Леопольд усмехается: ничего не изменится. Бессмысленное занятие вошло в привычку и уже поэтому обрело смысл. Точно так же и писание картин стало смыслом его жизни, но ему и в голову не приходит рассуждать о целесообразности этого… Леопольду становится не по себе — все последние годы он занимался живописью, зная, что так надо. Тяжкий труд изо дня в день, муки, сомнения и редкие минуты радости, когда что-то удавалось. Он словно с завязанными глазами шел дорогой, огороженной с обеих сторон забором. Шел, шел… но ведь каждое движение должно иметь какую-то цель, человеком должна двигать страсть или трезвый расчет.
Сигарета обжигает пальцы, он забыл про нее и теперь гасит и бросает окурок в мусорную урну. Сейчас ему больше всего хочется, чтобы его картины взяли на выставку. Ладно. Допустим, их берут на выставку, но ему хочется… Очевидно, ему хочется чего-то большего… И он в замешательстве приходит к выводу, что никогда не строил воздушных замков и стремился лишь к тому, что было в рамках реального. Его жизнь ничем не отличается от жизни любого служащего, он работает, ни разу не поставив перед собой недостижимой цели стать Леонардо да Винчи, Вермером Дельфтским, Пикассо… Он точь-в-точь как тот старик, который, опершись локтями о подоконник, глазеет на прохожих, пока кто-то не упадет замертво в его комнате. Он как сигарета, которую курили годами, покуда однажды курильщик не понял абсурдности этого занятия… Так в один прекрасный день и он, Леопольд, поймет, что наступил какой-то предел, и тогда он ногой (именно ногой) отшвырнет мольберт, отмоет руки от масляной краски и вернется в мастерскую по изготовлению надгробий.
Нет! Леопольд содрогается при одной этой мысли… Но, может, этот предел наступит именно сегодня, когда он вернется с выставки, неся под мышкой забракованные картины?
Леопольд поспешно встает, поднимается по ступенькам наверх и торопливо идет вдоль дороги. Словно в страхе убегает от самого себя, это кажется нелепым, особенно если принять во внимание, что так оно и есть (два Леопольда, один большой, другой маленький, преследуют друг друга). Он горько усмехается, замедляет шаг; улица пригорода безлюдна, только кое-где в садах старики копаются в земле, а матери выкатили коляски и греются на солнышке, остальные же в городе на работе.
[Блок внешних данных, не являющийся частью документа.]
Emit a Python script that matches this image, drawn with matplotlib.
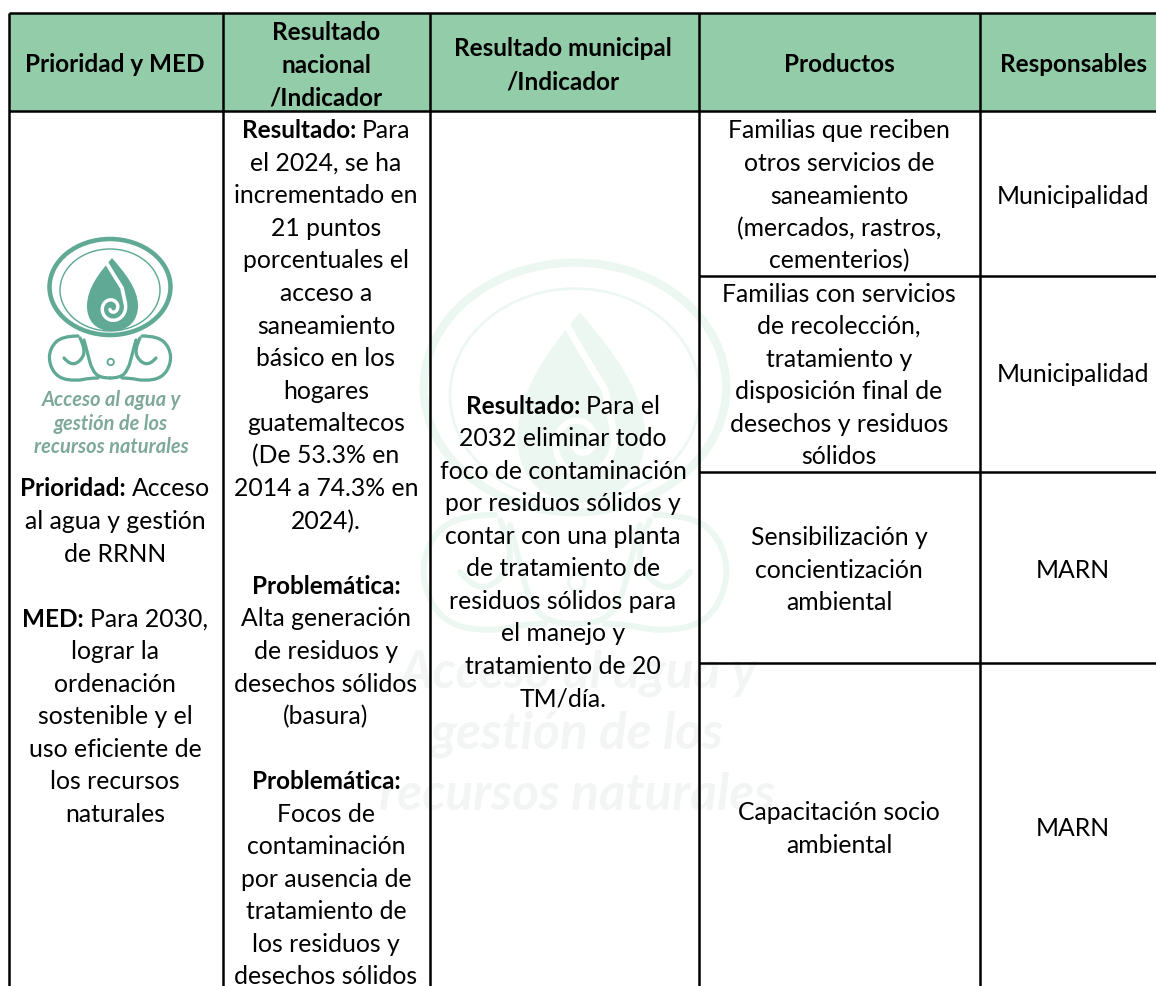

Леопольд сворачивает на Жасминную улицу, название улицы не вызывает у него никаких ассоциаций, и даже увиденные в одном из садов трубы разной высоты ни о чем ему не напоминают. Однако неожиданно он улавливает в воздухе (именно в воздухе) какую-то мелодию и в удивлении останавливается.
Леопольду кажется, будто эта эстрадная песенка звучит у него в голове, но нет, он точно знает, что слышитее, хотя маловероятно, чтобы звуки возникали в воздухе сами собой; надо сразу же найти этому какое-то мало-мальски убедительное объяснение. Он снова прислушивается и слышит щебет птиц, далекий шум машины, потрескивание костра, и внезапно Жасминная улица ассоциируется у него с увеселительным заведением.
Недолго думая, Леопольд поворачивает назад, чтобы поговорить о письме, спросить, разузнать. Он не жаждет развлечений, просто хочет знать правду, но, когда открывает калитку, мысль о том, что же он станет делать с этой правдой, вызывает на его губах улыбку: с незапамятных времен человечество гоняется за правдой — правдой в науке, правдой в искусстве, правдой в жизни; возможно, что притягательность правды и заключается лишь в ее поисках. Неприкрытая правда никого не делает счастливым, обычно она безжалостна, сурова и порой даже жестока. И все же правды жаждут.
Леопольд открывает калитку и видит: возле труб в плетеном кресле сидит высокий, голый до пояса молодой человек с бритой головой. Солнце опалило его тело, и оно приняло розовато-красный оттенок. Леопольду он представляется огромным поросенком — не свиньей, а именно гигантских размеров поросенком. Подойдя поближе, Леопольд спрашивает, дома ли Альберт.
Молодой человек встает и говорит, что он и есть Альберт, на его лице нет ни удивления, ни смущения, на нем застыла едва уловимая усмешка, словно он ждет, что сейчас произойдет нечто весьма забавное. Леопольд считает необходимым побыстрее объяснить, что его направил сюда Мейнхард и что вчера он нашел письмо, в котором упоминается про увеселительное заведение. Услышав о письме, Альберт расплывается в любезной улыбке, непонятно, чему он так радуется и что за этим кроется.
— Ах, значит, ты нашел письмо, ну тогда все в полном ажуре, — говорит он, и это «ты», сказанное совершенно постороннему человеку, не коробит Леопольда, напротив, ему даже приятно.